The biological and biomedical fields have done their part to accelerate the growth of research space in universities, but the overall increase is still less than the median growth.
Science and engineering (S&E) research space at the nation’s research-performing universities and colleges increased 3.5% between FYs 2009 and 2011, according to a recent report from the National Science Foundation (NSF). However, because of the downturned economy and looming budget cuts, the actual dollar amount spent on new construction was about $1 billion less than FYs 2008-2009. Additionally, the amount of planned new construction actually begun at academic institutions fell well short of total NASF (net assignable square feet) initially planned over the past decade. Fortunately, the gap appears to be shrinking. Institutions planned to start 10.3 million NASF in FYs 2010–2011, of which 78.6% were started during that time period (8.1 million NASF). In FYs 2004–2005, the equivalent percentage was 53.2%, followed by 64.2% in FYs 2006–2007 and 69.2% in FYs 2008–2009.
Total S&E research space grew from 196.1 million NASF to 202.9 million NASF during the last biennial period. However, the 3.5% increase is less than the median growth (4.7%) for the 11 biennial survey cycles from FY 1988 to FY 2011 (Figure 1). All institution types experienced net growth in research space except nondoctorate granting institutions, in which space declined 1.2%.
The biological and biomedical fields accounted for much of the growth in research space, increasing by 8.0% during the period. This follows a 12.3% increase for the fields from FYs 2007-2009. In 2011, the biological and biomedical sciences accounted for 26.8% of research space alone.
Additionally, of the $3.5 billion academic institutions spent on major repairs and renovations for S&E research space, 37.5% of it went to improvements for biological and biomedical space.
Of course, numerous other fields shared a piece of the puzzle. The psychology (5.8%) and engineering (5.0%) fields gained research space, whereas NASF devoted to the agricultural and natural sciences declined 6.4%, even falling below 2007 levels.
While overall physical science research space increased 3.9% from FY 2009-2011, all subfields are not created equal. For example, research space for astronomy, chemistry and physics increased 6.3%, but NASF for earth, atmospheric and ocean sciences declined 2.5%.
New construction of S&E research space begun in FYs 2010–11 declined by 18.2% from that begun in FYs 2008–09, and is 50% lower than NASF constructed in FYs 2002–03. Although no specific cause is attributed to the decline in this report, it can be surmised that the economy, continual budget cuts and the end of the R&D stimulus could have played a role.
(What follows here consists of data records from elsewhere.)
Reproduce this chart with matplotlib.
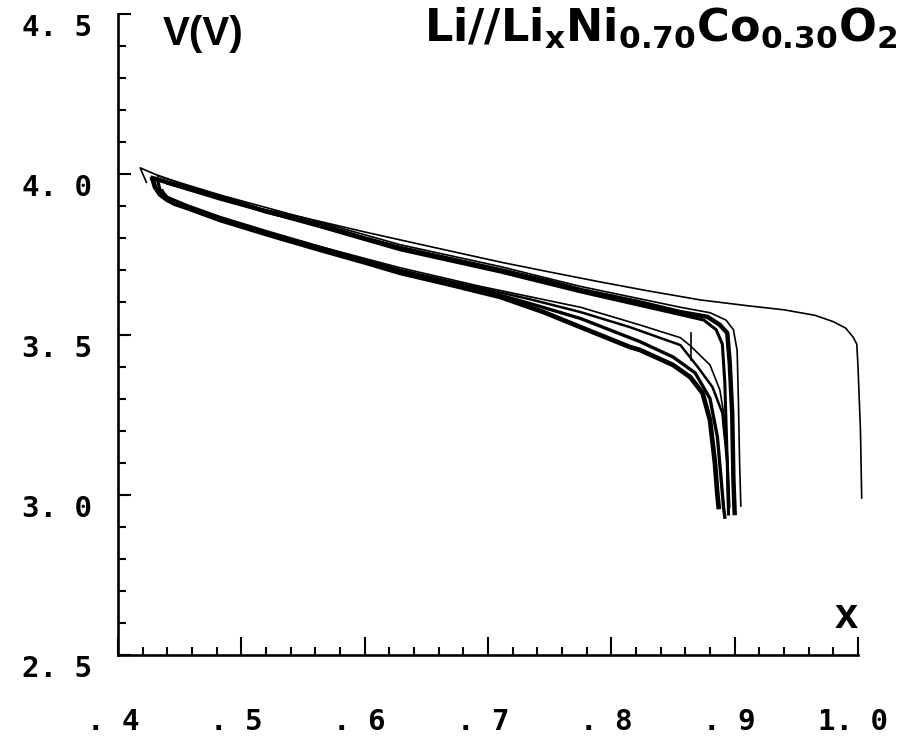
import matplotlib
matplotlib.use('Agg')
import matplotlib.pyplot as plt
from matplotlib.ticker import MultipleLocator
from matplotlib.transforms import ScaledTranslation

# tick labels as printed on the original plot
x_ticks = [0.4, 0.5, 0.6, 0.7, 0.8, 0.9, 1.0]
x_tick_labels = ['. 4', '. 5', '. 6', '. 7', '. 8', '. 9', '1. 0']
y_ticks = [2.5, 3.0, 3.5, 4.0, 4.5]
y_tick_labels = ['2. 5', '3. 0', '3. 5', '4. 0', '4. 5']

# thin outer curve, runs out to x = 1.0
curve_a_x = [0.423, 0.418, 0.430, 0.466, 0.500, 0.548, 0.600, 0.629, 0.670, 0.710, 0.750,
             0.791, 0.830, 0.872, 0.910, 0.940, 0.965, 0.980, 0.990, 0.996, 0.999, 1.000, 1.002, 1.003]
curve_a_y = [3.975, 4.020, 4.000, 3.951, 3.905, 3.867, 3.820, 3.795, 3.760, 3.726, 3.695,
             3.664, 3.636, 3.608, 3.590, 3.577, 3.560, 3.540, 3.520, 3.492, 3.470, 3.400, 3.200, 2.990]

# upper band (thick + two companions)
curve_b1_x = [0.428, 0.440, 0.460, 0.483, 0.520, 0.564, 0.600, 0.629, 0.670, 0.710, 0.750,
              0.775, 0.820, 0.856, 0.878, 0.888, 0.894, 0.896, 0.898, 0.899, 0.900]
curve_b1_y = [3.988, 3.975, 3.953, 3.929, 3.884, 3.842, 3.800, 3.770, 3.735, 3.701, 3.665,
              3.639, 3.603, 3.570, 3.555, 3.530, 3.505, 3.411, 3.255, 3.046, 2.943]
curve_b2_x = [0.432, 0.483, 0.564, 0.629, 0.710, 0.775, 0.856, 0.880, 0.893, 0.899, 0.902,
              0.903, 0.904, 0.905]
curve_b2_y = [3.995, 3.935, 3.850, 3.780, 3.712, 3.650, 3.585, 3.568, 3.545, 3.515, 3.450,
              3.300, 3.100, 2.965]
curve_b3_x = [0.440, 0.483, 0.564, 0.629, 0.710, 0.775, 0.856, 0.875, 0.885, 0.890, 0.892,
              0.894, 0.895]
curve_b3_y = [3.972, 3.922, 3.836, 3.764, 3.695, 3.633, 3.562, 3.545, 3.515, 3.470, 3.350,
              3.100, 2.940]

# lower band
curve_c1_x = [0.428, 0.430, 0.434, 0.440, 0.446, 0.456, 0.483, 0.523, 0.564, 0.600, 0.629,
              0.670, 0.710, 0.745, 0.775, 0.815, 0.823, 0.850, 0.864, 0.874, 0.880, 0.884,
              0.886, 0.887]
curve_c1_y = [3.985, 3.960, 3.937, 3.920, 3.908, 3.895, 3.857, 3.810, 3.764, 3.725, 3.692,
              3.655, 3.617, 3.570, 3.523, 3.461, 3.452, 3.405, 3.367, 3.317, 3.233, 3.099,
              3.000, 2.962]
curve_c2_x = [0.432, 0.434, 0.440, 0.456, 0.483, 0.523, 0.564, 0.629, 0.694, 0.740, 0.775,
              0.815, 0.823, 0.850, 0.868, 0.880, 0.886, 0.889, 0.891, 0.892]
curve_c2_y = [3.985, 3.950, 3.928, 3.902, 3.865, 3.818, 3.772, 3.700, 3.640, 3.590, 3.550,
              3.490, 3.478, 3.430, 3.380, 3.300, 3.180, 3.050, 2.960, 2.930]

# middle curves, joined with the lower band on the left
curve_d_x = [0.436, 0.440, 0.456, 0.483, 0.523, 0.564, 0.629, 0.694, 0.734, 0.775, 0.815,
             0.856, 0.870, 0.882, 0.890, 0.894, 0.895]
curve_d_y = [3.950, 3.925, 3.900, 3.863, 3.816, 3.770, 3.700, 3.645, 3.610, 3.570, 3.523,
             3.467, 3.399, 3.336, 3.255, 3.099, 2.943]
curve_e_x = [0.440, 0.456, 0.483, 0.523, 0.564, 0.629, 0.694, 0.775, 0.823, 0.856, 0.864,
             0.880, 0.888, 0.892, 0.8946, 0.896]
curve_e_y = [3.926, 3.901, 3.864, 3.817, 3.774, 3.708, 3.650, 3.585, 3.530, 3.490, 3.465,
             3.405, 3.327, 3.233, 3.099, 2.962]

# short vertical mark near x = .865
mark_x = [0.8646, 0.8646]
mark_y = [3.420, 3.505]

fig = plt.figure(figsize=(9.09, 7.45), dpi=100)
ax = fig.add_axes([0.1298, 0.1208, 0.8141, 0.8604])

thin = dict(c='k', lw=1.2, clip_on=False)
ax.plot(curve_a_x, curve_a_y, **thin)
ax.plot(curve_b2_x, curve_b2_y, **thin)
ax.plot(curve_e_x, curve_e_y, **thin)
ax.plot(mark_x, mark_y, **thin)
ax.plot(curve_b1_x, curve_b1_y, c='k', lw=3.2, clip_on=False)
ax.plot(curve_b3_x, curve_b3_y, c='k', lw=2.2, clip_on=False)
ax.plot(curve_c1_x, curve_c1_y, c='k', lw=3.4, clip_on=False)
ax.plot(curve_c2_x, curve_c2_y, c='k', lw=2.4, clip_on=False)
ax.plot(curve_d_x, curve_d_y, c='k', lw=1.8, clip_on=False)

ax.set_xlim(0.4, 1.0)
ax.set_ylim(2.5, 4.5)
ax.spines['top'].set_visible(False)
ax.spines['right'].set_visible(False)
ax.spines['left'].set_linewidth(1.9)
ax.spines['bottom'].set_linewidth(1.9)

ax.set_xticks(x_ticks, labels=x_tick_labels)
ax.set_yticks(y_ticks, labels=y_tick_labels)
ax.xaxis.set_minor_locator(MultipleLocator(0.02))
ax.yaxis.set_minor_locator(MultipleLocator(0.1))
ax.tick_params(axis='x', which='major', direction='in', length=13, width=1.5, pad=38)
ax.tick_params(axis='x', which='minor', direction='in', length=6, width=1.5)
ax.tick_params(axis='y', which='major', direction='in', length=9, width=1.5, pad=19)
ax.tick_params(axis='y', which='minor', direction='in', length=6, width=1.5)
for lab in ax.get_xticklabels() + ax.get_yticklabels():
    lab.set_fontfamily('DejaVu Sans Mono')
    lab.set_fontsize(21)
    lab.set_fontweight('bold')
for lab in ax.get_yticklabels():
    lab.set_verticalalignment('top')
# x labels sit a little left of their ticks in the original
shift = ScaledTranslation(-5 / 100, 0, fig.dpi_scale_trans)
for lab in ax.get_xticklabels():
    lab.set_transform(lab.get_transform() + shift)

fig.text(163 / 909, 1 - 45 / 745, 'V(V)', fontsize=29, fontweight='bold',
         family='Liberation Sans', va='baseline', ha='left')
fig.text(858 / 909, 1 - 628 / 745, 'x', fontsize=30, fontweight='bold',
         family='Liberation Sans', va='baseline', ha='right')
fig.text(897 / 909, 1 - 41 / 745,
         r'Li//Li$_\mathregular{x}$Ni$_\mathregular{0.70}$Co$_\mathregular{0.30}$O$_\mathregular{2}$',
         fontsize=32, fontweight='bold', family='DejaVu Sans', va='baseline', ha='right')

fig.savefig('out.png', dpi=100)
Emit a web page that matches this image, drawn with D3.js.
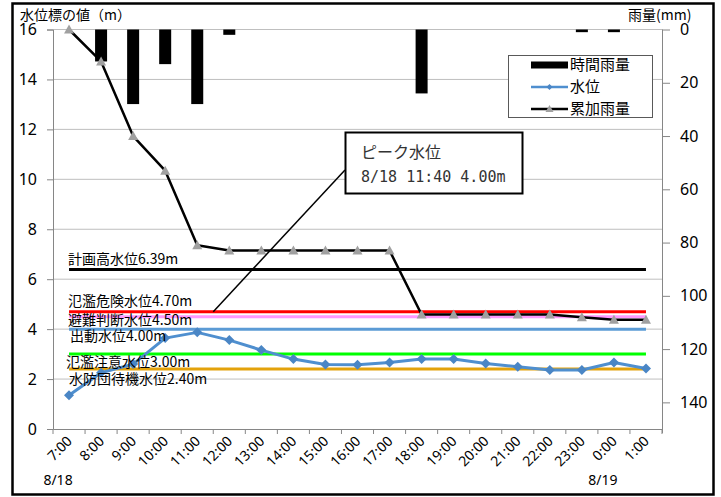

Even the hyperactive fields of biological and biomedical sciences noted a decline of 1.5 million NASF—from 3.5 to 2.0 million NASF in FYs 2010-2011—from the previous biennial cycle. As a result of the fields’ low numbers, the health and clinical sciences accounted for 2.8 million NASF in new construction. Another 1.3 million NASF for engineering research space projects was also reported. Combined, these three fields accounted for more than 75% of all new construction NASF.
A total of $6.4 billion in new construction of S&E research space was reported in FYs 2010-2011—about $1 billion less than the estimated cost of new construction begun in FYs 2008-2009. Funding-wise, state and local governments provided 30.5%, or just under $2 billion. Almost 62% of the funding (nearly $4 billion) came from the institutions’ own funds and other sources. Another 7.6%, or $487 million, was provided by the federal government. In fact, it was the highest federal share since FYs 2004-2005. Of course, one cannot expect to see that again in FY2013 with the effects of the sequestration weighing heavily on academic research and federal funding capabilities.
R2—repair and renovations
As mentioned earlier, space for the biological and biomedical fields consumed 37.5% of academic institutions’ $3.5 billion spent on major repairs and renovations (FYs 2010-2011). Other big spenders included: health and clinical sciences, 22.1%; engineering, 12.4%; and astronomy, chemistry and physics, 10.3%.
For FYs 2012-2013, institutions expect to spend a similar $3.1 billion in repair and renovations. Nearly $1 billion of that will go to biological and biomedical space, with an additional $1 billion going toward improving health and clinical sciences space. In addition to these improvements, academic institutions reported another $4.8 billion in deferred repair and renovation projects included in their institutional plans, as well as $2.6 billion not included in the plans. The backlog of deferred improvements was greater than all projects started or planned for FYs 2010–2013 in most disciplines. The exceptions were biological and biomedical sciences, computer and information sciences and health and clinical sciences. However, it should be noted that this data were collected before sequestration cuts were announced. At this point, it is reasonable to assume some deferred projects—already on the backburner due to budgeting issues—will be relegated to that same position for the upcoming FY.
All data were obtained from the NSF Survey of Science and Engineering Research Facilities, which collected data from 554 colleges and universities that expended at least $1 million in S&E research and development funds in FY 2010. The response rate for this survey was 97.7%. Additional detailed tables can be found at www.nsf.gov/statistics/facilities.